Cooper attempts to reconstruct Baxter’s memory of the downfall of Richard Cromwell in 1659 partly in light of Frederick Bartlett’s theory of memory construction. Psychologising the long dead can be futile guesswork, and Cooper is careful not to claim too much for his interpretations. Yet his claims are usually plausible or at least set forth compelling and fascinating possibilities. The idea that the conflict between Owen and Baxter was a species of sibling rivalry because each vied for attention from the same set of authorities is an interesting one. The contrast between the absence of personal correspondence from Owen and the surfeit of the same for Baxter is explained in terms of Baxter’s need to show that despite his geographical isolation and social inferiority to Owen, he nonetheless ‘belonged to a widespread and significant community.’ Owen in contrast was quite self-assured and, in any case, careful not to include anything in personal correspondence that might reflect badly on his subsequent power plays.
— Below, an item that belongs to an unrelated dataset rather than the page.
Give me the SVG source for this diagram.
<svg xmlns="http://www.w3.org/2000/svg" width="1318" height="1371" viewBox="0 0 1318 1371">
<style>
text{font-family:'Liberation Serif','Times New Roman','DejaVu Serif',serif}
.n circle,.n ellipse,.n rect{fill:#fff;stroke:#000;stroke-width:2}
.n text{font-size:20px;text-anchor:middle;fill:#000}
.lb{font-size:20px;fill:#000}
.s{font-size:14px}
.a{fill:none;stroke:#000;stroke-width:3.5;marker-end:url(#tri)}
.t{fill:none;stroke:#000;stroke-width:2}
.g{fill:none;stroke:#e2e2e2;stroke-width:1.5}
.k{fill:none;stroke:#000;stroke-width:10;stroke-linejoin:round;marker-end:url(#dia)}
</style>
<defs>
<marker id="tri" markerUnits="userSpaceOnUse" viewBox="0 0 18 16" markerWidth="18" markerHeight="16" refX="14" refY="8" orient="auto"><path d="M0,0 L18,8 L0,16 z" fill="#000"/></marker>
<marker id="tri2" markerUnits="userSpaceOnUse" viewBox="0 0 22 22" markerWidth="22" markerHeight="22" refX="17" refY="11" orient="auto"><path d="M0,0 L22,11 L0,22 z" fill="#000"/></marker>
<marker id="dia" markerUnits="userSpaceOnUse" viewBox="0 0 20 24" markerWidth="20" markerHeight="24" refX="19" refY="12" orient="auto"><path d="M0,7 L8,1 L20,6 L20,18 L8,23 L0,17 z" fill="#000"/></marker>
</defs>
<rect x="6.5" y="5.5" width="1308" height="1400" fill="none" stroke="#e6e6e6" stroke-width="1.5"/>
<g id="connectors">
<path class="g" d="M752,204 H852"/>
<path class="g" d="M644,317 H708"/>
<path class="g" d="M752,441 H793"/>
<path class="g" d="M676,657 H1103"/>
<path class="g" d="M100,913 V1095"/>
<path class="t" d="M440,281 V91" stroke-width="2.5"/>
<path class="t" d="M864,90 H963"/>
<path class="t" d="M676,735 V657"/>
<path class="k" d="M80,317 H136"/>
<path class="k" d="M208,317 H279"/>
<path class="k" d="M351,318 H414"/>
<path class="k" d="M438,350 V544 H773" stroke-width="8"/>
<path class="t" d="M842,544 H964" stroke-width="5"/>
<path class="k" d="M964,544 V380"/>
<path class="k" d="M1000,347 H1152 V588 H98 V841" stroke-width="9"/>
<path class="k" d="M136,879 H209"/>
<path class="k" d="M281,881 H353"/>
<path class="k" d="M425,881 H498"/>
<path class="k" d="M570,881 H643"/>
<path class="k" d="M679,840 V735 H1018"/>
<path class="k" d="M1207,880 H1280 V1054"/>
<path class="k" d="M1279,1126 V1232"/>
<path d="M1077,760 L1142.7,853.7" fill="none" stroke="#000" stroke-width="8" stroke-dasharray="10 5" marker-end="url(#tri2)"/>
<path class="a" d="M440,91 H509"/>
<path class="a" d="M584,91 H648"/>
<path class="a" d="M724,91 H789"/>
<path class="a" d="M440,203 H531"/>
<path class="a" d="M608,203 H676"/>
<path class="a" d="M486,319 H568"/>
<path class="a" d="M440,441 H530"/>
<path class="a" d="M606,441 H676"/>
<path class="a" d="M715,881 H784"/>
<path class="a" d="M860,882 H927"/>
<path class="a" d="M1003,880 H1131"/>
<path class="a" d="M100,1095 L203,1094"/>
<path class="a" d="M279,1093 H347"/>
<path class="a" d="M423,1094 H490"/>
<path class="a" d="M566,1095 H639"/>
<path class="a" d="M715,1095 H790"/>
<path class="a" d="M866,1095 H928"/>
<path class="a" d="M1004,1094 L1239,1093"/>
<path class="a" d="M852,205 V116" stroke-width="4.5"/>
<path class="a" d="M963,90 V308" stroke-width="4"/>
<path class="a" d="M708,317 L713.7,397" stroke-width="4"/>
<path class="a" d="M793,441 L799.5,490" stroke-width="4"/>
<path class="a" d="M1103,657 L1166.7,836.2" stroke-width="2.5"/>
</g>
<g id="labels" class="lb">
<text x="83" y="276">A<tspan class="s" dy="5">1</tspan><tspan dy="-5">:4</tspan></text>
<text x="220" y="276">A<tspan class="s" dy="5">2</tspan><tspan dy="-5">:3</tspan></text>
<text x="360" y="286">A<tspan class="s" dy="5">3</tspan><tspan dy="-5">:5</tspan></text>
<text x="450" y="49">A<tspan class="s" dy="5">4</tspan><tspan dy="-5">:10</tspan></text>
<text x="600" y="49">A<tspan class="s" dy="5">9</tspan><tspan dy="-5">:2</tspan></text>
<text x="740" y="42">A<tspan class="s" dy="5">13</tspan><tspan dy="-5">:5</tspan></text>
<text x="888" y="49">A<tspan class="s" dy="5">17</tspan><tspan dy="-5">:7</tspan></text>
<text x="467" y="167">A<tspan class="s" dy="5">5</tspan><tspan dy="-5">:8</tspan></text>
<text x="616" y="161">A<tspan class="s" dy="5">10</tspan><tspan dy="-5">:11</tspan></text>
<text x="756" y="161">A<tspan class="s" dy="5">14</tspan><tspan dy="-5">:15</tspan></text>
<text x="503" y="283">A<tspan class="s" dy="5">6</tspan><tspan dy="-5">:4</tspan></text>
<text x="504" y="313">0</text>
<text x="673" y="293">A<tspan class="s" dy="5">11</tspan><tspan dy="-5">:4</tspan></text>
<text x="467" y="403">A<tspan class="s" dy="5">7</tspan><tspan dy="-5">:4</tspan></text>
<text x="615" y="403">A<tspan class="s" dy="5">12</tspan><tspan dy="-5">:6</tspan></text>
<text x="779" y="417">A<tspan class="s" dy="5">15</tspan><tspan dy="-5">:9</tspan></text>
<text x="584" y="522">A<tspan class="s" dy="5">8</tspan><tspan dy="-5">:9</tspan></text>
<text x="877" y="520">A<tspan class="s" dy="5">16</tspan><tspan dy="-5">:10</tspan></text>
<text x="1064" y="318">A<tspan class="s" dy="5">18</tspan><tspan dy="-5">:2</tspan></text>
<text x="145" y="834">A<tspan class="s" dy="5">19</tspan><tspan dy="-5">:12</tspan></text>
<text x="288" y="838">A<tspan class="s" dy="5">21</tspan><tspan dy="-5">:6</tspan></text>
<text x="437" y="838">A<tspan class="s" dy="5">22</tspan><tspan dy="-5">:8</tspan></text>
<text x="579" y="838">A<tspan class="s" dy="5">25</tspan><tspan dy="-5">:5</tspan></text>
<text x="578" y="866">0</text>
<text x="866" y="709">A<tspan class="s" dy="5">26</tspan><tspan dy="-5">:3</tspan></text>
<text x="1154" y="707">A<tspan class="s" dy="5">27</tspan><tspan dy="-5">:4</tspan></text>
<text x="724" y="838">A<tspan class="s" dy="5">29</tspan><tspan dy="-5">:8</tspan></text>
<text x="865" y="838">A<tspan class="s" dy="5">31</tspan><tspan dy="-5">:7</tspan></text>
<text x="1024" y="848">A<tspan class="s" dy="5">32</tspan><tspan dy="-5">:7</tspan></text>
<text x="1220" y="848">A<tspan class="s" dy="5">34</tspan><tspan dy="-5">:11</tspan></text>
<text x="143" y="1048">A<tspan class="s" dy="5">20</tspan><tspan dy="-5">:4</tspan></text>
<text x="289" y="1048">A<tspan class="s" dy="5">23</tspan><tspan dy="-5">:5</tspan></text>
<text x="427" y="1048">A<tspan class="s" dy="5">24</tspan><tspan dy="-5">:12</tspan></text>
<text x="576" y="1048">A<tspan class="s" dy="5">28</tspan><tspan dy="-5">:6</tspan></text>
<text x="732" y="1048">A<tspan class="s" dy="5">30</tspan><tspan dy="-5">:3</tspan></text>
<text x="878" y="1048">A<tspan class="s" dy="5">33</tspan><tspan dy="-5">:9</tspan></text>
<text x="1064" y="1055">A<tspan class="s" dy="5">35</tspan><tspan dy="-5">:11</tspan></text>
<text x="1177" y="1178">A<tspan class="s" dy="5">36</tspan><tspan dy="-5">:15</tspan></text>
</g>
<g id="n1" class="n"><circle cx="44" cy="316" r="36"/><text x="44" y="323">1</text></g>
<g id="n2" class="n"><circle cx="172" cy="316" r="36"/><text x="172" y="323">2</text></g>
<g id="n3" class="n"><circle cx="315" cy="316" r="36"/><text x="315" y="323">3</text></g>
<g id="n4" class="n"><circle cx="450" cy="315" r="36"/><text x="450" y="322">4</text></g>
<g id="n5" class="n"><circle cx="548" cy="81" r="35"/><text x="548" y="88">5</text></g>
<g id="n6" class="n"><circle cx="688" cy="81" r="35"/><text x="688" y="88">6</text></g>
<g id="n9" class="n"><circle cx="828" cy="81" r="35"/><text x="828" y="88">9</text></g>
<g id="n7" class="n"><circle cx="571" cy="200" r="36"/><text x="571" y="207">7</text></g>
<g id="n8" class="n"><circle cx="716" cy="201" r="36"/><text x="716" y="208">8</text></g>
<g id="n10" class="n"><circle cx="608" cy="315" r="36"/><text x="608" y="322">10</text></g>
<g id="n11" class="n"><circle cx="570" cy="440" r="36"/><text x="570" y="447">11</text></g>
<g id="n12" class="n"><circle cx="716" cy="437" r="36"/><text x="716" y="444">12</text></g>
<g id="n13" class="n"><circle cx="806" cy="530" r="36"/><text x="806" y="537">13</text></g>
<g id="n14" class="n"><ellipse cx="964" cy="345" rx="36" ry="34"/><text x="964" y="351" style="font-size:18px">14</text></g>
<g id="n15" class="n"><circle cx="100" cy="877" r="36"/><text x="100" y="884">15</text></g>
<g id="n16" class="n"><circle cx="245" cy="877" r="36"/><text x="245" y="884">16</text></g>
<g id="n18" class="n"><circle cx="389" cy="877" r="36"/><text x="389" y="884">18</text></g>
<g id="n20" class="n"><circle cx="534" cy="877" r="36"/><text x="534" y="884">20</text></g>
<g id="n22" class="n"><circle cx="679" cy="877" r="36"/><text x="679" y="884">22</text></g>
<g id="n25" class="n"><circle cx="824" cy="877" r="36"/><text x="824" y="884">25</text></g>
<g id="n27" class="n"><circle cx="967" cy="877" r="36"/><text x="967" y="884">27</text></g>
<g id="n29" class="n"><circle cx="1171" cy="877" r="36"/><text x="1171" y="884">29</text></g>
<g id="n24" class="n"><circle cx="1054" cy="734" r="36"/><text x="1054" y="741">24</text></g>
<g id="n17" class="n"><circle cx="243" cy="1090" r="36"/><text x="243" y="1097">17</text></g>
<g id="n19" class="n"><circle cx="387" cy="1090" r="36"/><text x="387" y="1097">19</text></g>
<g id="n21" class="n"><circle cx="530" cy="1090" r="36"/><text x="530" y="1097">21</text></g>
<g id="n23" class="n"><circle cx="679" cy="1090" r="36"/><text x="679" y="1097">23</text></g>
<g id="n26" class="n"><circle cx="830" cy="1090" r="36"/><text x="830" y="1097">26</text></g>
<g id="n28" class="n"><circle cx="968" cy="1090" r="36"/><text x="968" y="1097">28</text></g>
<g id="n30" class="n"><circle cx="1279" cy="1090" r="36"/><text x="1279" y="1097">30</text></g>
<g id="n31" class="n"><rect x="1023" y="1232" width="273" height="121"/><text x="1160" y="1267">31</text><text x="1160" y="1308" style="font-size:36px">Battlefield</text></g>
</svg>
In spite of his sometimes-creative interpretations, the author shows great caution in handling his sources. For example, he does not rely on Baxter’s autobiography to assess Owen’s role in the attempted religious settlement of 1654 because, written ten years after the event, it is coloured by Baxter’s perception of Owen’s part in the later downfall of Richard Cromwell. Historians who have depended on Baxter’s account have often portrayed Owen as the villain, but Cooper argues that Baxter was stubborn and belligerent with a complete lack of the skills of diplomacy (or even of argument) needed for such ecumenical dialogue.
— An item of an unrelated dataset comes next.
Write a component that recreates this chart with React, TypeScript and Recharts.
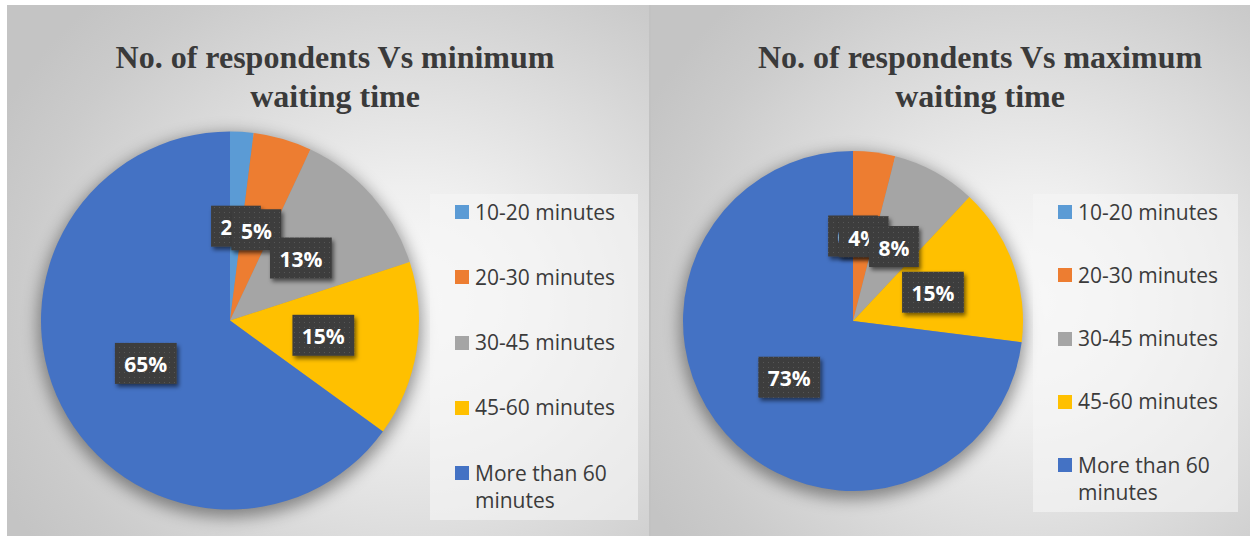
import React from 'react';
import { PieChart, Pie, Legend } from 'recharts';

// Waiting-time categories shared by both charts
const CATEGORIES = ['10-20 minutes', '20-30 minutes', '30-45 minutes', '45-60 minutes', 'More than 60 minutes'];
const COLORS = ['#5B9BD5', '#ED7D31', '#A5A5A5', '#FFC000', '#4472C4'];

// Share of respondents (%) per category
const MIN_WAIT = [2, 5, 13, 15, 65];
const MAX_WAIT = [0, 4, 8, 15, 73];

const TITLE_MIN = ['No. of respondents Vs minimum', 'waiting time'];
const TITLE_MAX = ['No. of respondents Vs maximum', 'waiting time'];

const buildData = (values: number[]) =>
  CATEGORIES.map((name, i) => ({ name, value: values[i], fill: COLORS[i] }));

const RADIAN = Math.PI / 180;
const LABEL_FONT = '"Open Sans", sans-serif';
const PANEL_BG =
  'radial-gradient(ellipse 72% 78% at 63% 56%, #fbfbfb 0%, #efefef 28%, #dcdcdc 58%, #cbcbcb 85%, #c4c4c4 100%)';

const textWidth = (s: string) =>
  s.split('').reduce((w, ch) => w + (ch === '%' ? 18.8 : 12), 0);

// Dark callout box with the percentage, centred halfway out along the slice
const renderLabel = (props: any) => {
  const { cx, cy, midAngle, outerRadius, value } = props;
  const r = outerRadius * 0.5;
  const x = cx + r * Math.cos(-midAngle * RADIAN);
  const y = cy + r * Math.sin(-midAngle * RADIAN);
  const text = `${value}%`;
  const w = textWidth(text) + 19;
  const h = 41;
  return (
    <g>
      <rect
        x={x - w / 2}
        y={y - h / 2}
        width={w}
        height={h}
        fill="url(#calloutDots)"
        filter="url(#calloutShadow)"
      />
      <text
        x={x}
        y={y + 1}
        textAnchor="middle"
        dominantBaseline="central"
        fill="#ffffff"
        fontFamily={LABEL_FONT}
        fontWeight={700}
        fontSize={21}
      >
        {text}
      </text>
    </g>
  );
};

type LegendCfg = { width: number; height: number; spacing: number };

const makeLegend = (cfg: LegendCfg) => (props: any) => {
  const payload = (props.payload || []).filter((p: any) => p.type !== 'none');
  return (
    <div
      style={{
        position: 'relative',
        width: cfg.width,
        height: cfg.height,
        background: 'rgba(246,246,246,0.62)',
      }}
    >
      {payload.map((entry: any, i: number) => (
        <div
          key={entry.value}
          style={{ position: 'absolute', left: 25, top: 4.5 + i * cfg.spacing, display: 'flex' }}
        >
          <span
            style={{
              display: 'inline-block',
              width: 14,
              height: 14,
              marginTop: 6.5,
              background: entry.color || COLORS[i],
              flex: 'none',
            }}
          />
          <span
            style={{
              marginLeft: 6,
              width: 150,
              fontFamily: LABEL_FONT,
              fontSize: 21,
              lineHeight: '27px',
              color: '#3b3b3b',
            }}
          >
            {entry.value}
          </span>
        </div>
      ))}
    </div>
  );
};

type PanelProps = {
  left: number;
  width: number;
  values: number[];
  title: string[];
  titleCenter: number;
  cx: number;
  cy: number;
  radius: number;
  legendLeft: number;
  legend: LegendCfg;
  borderLeft?: boolean;
};

function Panel(p: PanelProps) {
  const H = 531;
  const data = buildData(p.values);
  return (
    <div
      style={{
        position: 'absolute',
        left: p.left,
        top: 5,
        width: p.width,
        height: H,
        background: PANEL_BG,
        borderLeft: p.borderLeft ? '2px solid #c2c2c2' : undefined,
        boxSizing: 'border-box',
        overflow: 'hidden',
      }}
    >
      <div
        style={{
          position: 'absolute',
          left: p.titleCenter - 300,
          width: 600,
          top: 33,
          textAlign: 'center',
          fontFamily: '"Liberation Serif", "Times New Roman", serif',
          fontWeight: 700,
          fontSize: 32,
          lineHeight: '39px',
          color: '#3a3a3a',
        }}
      >
        {p.title.map((line) => (
          <div key={line}>{line}</div>
        ))}
      </div>
      <PieChart width={p.width} height={H} margin={{ top: 0, right: 0, bottom: 0, left: 0 }}>
        <Pie
          data={[{ name: 'shadow', value: 1, fill: '#000000' }]}
          dataKey="value"
          nameKey="name"
          cx={p.cx}
          cy={p.cy + 5}
          outerRadius={p.radius + 3}
          startAngle={90}
          endAngle={-270}
          stroke="none"
          fillOpacity={0.4}
          style={{ filter: 'blur(8px)' }}
          legendType="none"
          isAnimationActive={false}
        />
        <Pie
          data={data}
          dataKey="value"
          nameKey="name"
          cx={p.cx}
          cy={p.cy}
          outerRadius={p.radius}
          startAngle={90}
          endAngle={-270}
          stroke="none"
          labelLine={false}
          label={renderLabel}
          isAnimationActive={false}
        />
        <Legend
          layout="vertical"
          align="right"
          verticalAlign="top"
          content={makeLegend(p.legend)}
          wrapperStyle={{ left: p.legendLeft, top: 189, width: p.legend.width, height: p.legend.height }}
        />
      </PieChart>
    </div>
  );
}

export default function App() {
  return (
    <div
      style={{
        position: 'absolute',
        left: 0,
        top: 0,
        width: 1253,
        height: 536,
        background: '#ffffff',
        overflow: 'hidden',
      }}
    >
      <svg width={0} height={0} style={{ position: 'absolute' }}>
        <defs>
          <pattern id="calloutDots" width={5} height={5} patternUnits="userSpaceOnUse">
            <rect width={5} height={5} fill="#3e3e3e" />
            <rect x={2} y={2} width={1} height={1} fill="#575757" />
          </pattern>
          <filter id="calloutShadow" x="-30%" y="-30%" width="160%" height="170%">
            <feDropShadow dx={2} dy={3} stdDeviation={2} floodColor="#000" floodOpacity={0.55} />
          </filter>
        </defs>
      </svg>
      <Panel
        left={7}
        width={643}
        values={MIN_WAIT}
        title={TITLE_MIN}
        titleCenter={328}
        cx={223}
        cy={315.5}
        radius={189}
        legendLeft={423}
        legend={{ width: 208, height: 326, spacing: 65.3 }}
      />
      <Panel
        left={649}
        width={601}
        values={MAX_WAIT}
        title={TITLE_MAX}
        titleCenter={329}
        cx={202}
        cy={316}
        radius={170}
        legendLeft={382}
        legend={{ width: 205, height: 318, spacing: 63.3 }}
        borderLeft
      />
    </div>
  );
}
The two precise questions the book set out to answer are revisited in the conclusion. Why did Owen and Baxter not like each other; and what effect did their strained relationship have on English nonconformity? Cooper concludes in answer to the first question that the proximity of the two men was ironically the cause of their dislike for each other. They both wanted the same end but via different means and they saw ‘heresy’ in relatively slight differences. Nor were the differences between the two men merely intellectual; they flowed over into strong and passionate feelings in a context of mutual distrust. On the second question, both men were widely read and influential figures whose differences could not help but affect the broader religious movement of which they were a part. Understanding the reasons why Baxter and Owen fell out provides insights into the reasons Presbyterians and Congregationalists failed to provide a united front in Restoration nonconformity, since the differences between the two men were writ-large in the bigger picture. While conceding that the significance of these two giants may have been overstated by historians at the expense of lesser-known figures, Cooper yet maintains that the fault lines between them unavoidably and negatively influenced the formation of English nonconformity. This skillfully constructed and richly detailed study makes an important contribution not only to the study of its chosen period but also to the history of theological controversy and the powerful and fractious personalities that are often at its heart.
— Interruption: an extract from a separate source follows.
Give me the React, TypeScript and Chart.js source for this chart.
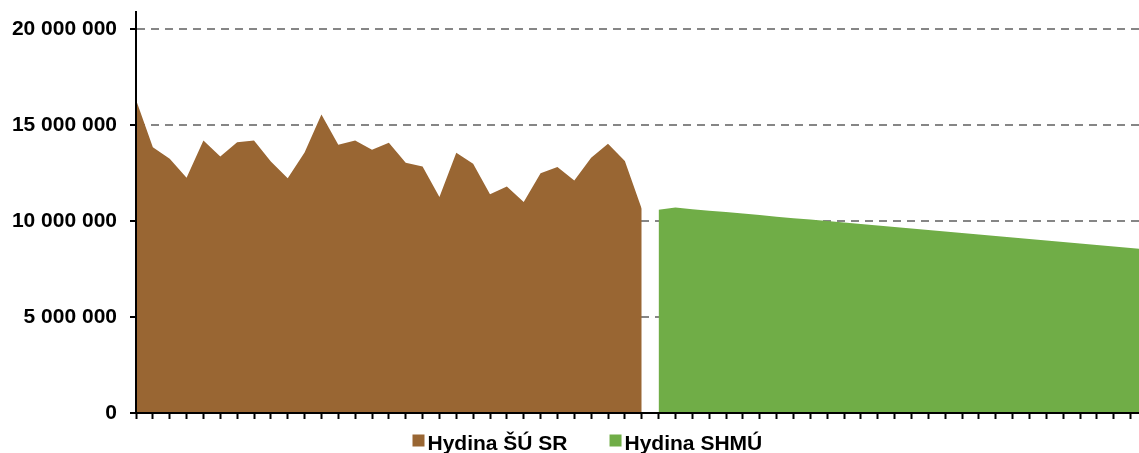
import React, { useEffect, useRef } from "react";
import { Chart, registerables } from "chart.js";

Chart.register(...registerables);

// ---- data ----
const suYears = [
  1990, 1991, 1992, 1993, 1994, 1995, 1996, 1997, 1998, 1999,
  2000, 2001, 2002, 2003, 2004, 2005, 2006, 2007, 2008, 2009,
  2010, 2011, 2012, 2013, 2014, 2015, 2016, 2017, 2018, 2019, 2020,
];
const suValues = [
  16300000, 13830000, 13230000, 12240000, 14180000, 13350000, 14090000, 14180000, 13090000, 12220000,
  13560000, 15530000, 13960000, 14180000, 13700000, 14060000, 13020000, 12830000, 11240000, 13540000,
  12970000, 11380000, 11790000, 10980000, 12480000, 12800000, 12100000, 13280000, 14010000, 13110000, 10630000,
];
const shmuYears = [
  2021, 2022, 2023, 2024, 2025, 2026, 2027, 2028, 2029, 2030,
  2031, 2032, 2033, 2034, 2035, 2036, 2037, 2038, 2039, 2040,
  2041, 2042, 2043, 2044, 2045, 2046, 2047, 2048, 2049, 2050,
];
const shmuValues = [
  10580000, 10690000, 10610000, 10530000, 10460000, 10380000, 10300000, 10220000, 10140000, 10070000,
  9990000, 9910000, 9830000, 9760000, 9680000, 9600000, 9520000, 9440000, 9370000, 9290000,
  9210000, 9130000, 9060000, 8980000, 8900000, 8820000, 8740000, 8670000, 8590000, 8510000,
];
const seriesLabels = ["Hydina ŠÚ SR", "Hydina SHMÚ"];
const seriesColors = ["#996633", "#70AD47"];
const yTickValues = [0, 5000000, 10000000, 15000000, 20000000];
const yMin = 0;
const yMax = 20870000;
const xMin = 1990;
const xMax = 2049.5;

const FONT = "'Liberation Sans', Arial, sans-serif";

const fmt = (v: number) => String(Math.round(v)).replace(/\B(?=(\d{3})+(?!\d))/g, " ");

const legendPlugin = {
  id: "customLegend",
  afterDraw(chart: any) {
    const ctx = chart.ctx as CanvasRenderingContext2D;
    ctx.save();
    ctx.font = `bold 21px ${FONT}`;
    ctx.textBaseline = "alphabetic";
    ctx.textAlign = "left";
    let x = 412.5;
    const boxTop = 434.5;
    const baseline = 450;
    chart.data.datasets.forEach((ds: any) => {
      ctx.fillStyle = ds.backgroundColor;
      ctx.fillRect(x, boxTop, 12, 12);
      ctx.fillStyle = "#000";
      ctx.fillText(ds.label, x + 15, baseline);
      const w = ctx.measureText(ds.label).width;
      x = x + 15 + w + 42;
    });
    ctx.restore();
  },
};

export default function App() {
  const ref = useRef<HTMLCanvasElement | null>(null);

  useEffect(() => {
    if (!ref.current) return;
    const chart = new Chart(ref.current, {
      type: "line",
      data: {
        datasets: [
          {
            label: seriesLabels[0],
            data: suYears.map((x, i) => ({ x, y: suValues[i] })),
            backgroundColor: seriesColors[0],
            borderColor: seriesColors[0],
            borderWidth: 0,
            pointRadius: 0,
            fill: "origin",
            tension: 0,
          },
          {
            label: seriesLabels[1],
            data: shmuYears.map((x, i) => ({ x, y: shmuValues[i] })),
            backgroundColor: seriesColors[1],
            borderColor: seriesColors[1],
            borderWidth: 0,
            pointRadius: 0,
            fill: "origin",
            tension: 0,
          },
        ],
      },
      options: {
        responsive: false,
        animation: false,
        layout: { padding: { top: 12, left: 0, right: 0, bottom: 0 } },
        plugins: {
          legend: { display: false },
          tooltip: { enabled: false },
        },
        scales: {
          x: {
            type: "linear",
            min: xMin,
            max: xMax,
            ticks: { display: false, stepSize: 1, includeBounds: false },
            grid: {
              drawOnChartArea: false,
              drawTicks: true,
              tickLength: 6,
              tickColor: "#000",
              tickWidth: 2,
            },
            border: { display: true, color: "#000", width: 2, z: 1 },
            afterFit: (s: any) => {
              s.height = 40;
              s.paddingLeft = 0;
              s.paddingRight = 0;
            },
          },
          y: {
            type: "linear",
            min: yMin,
            max: yMax,
            afterBuildTicks: (s: any) => {
              s.ticks = yTickValues.map((value) => ({ value }));
            },
            ticks: {
              padding: 13,
              color: "#000",
              font: { family: FONT, size: 21, weight: "bold" },
              callback: (v: any) => fmt(Number(v)),
            },
            grid: {
              color: "#868686",
              lineWidth: 2,
              drawTicks: true,
              tickLength: 6,
              tickColor: "#000",
              tickWidth: 2,
            },
            border: { display: true, color: "#000", width: 2, dash: [8, 6], z: 1 },
            afterFit: (s: any) => {
              s.width = 136;
              s.paddingTop = 0;
              s.paddingBottom = 0;
            },
          },
        },
      } as any,
      plugins: [legendPlugin],
    });
    return () => chart.destroy();
  }, []);

  return (
    <div style={{ width: 1139, height: 453, position: "absolute", left: 0, top: 0, background: "#fff" }}>
      <canvas ref={ref} width={1139} height={453} style={{ display: "block" }} />
    </div>
  );
}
This is painstaking, balanced, and insightful work on what drove and kept these two men apart, and the impact that had over decades during their lives, and for the ongoing legacy of Nonconformity. This is a book for geeks, though - not a biography of either man, but an analysis of their broken relationship which requires significant background knowledge of and deep interest in the details of 1640s-through Restoration history, politics, and theology for it to be worth the effort.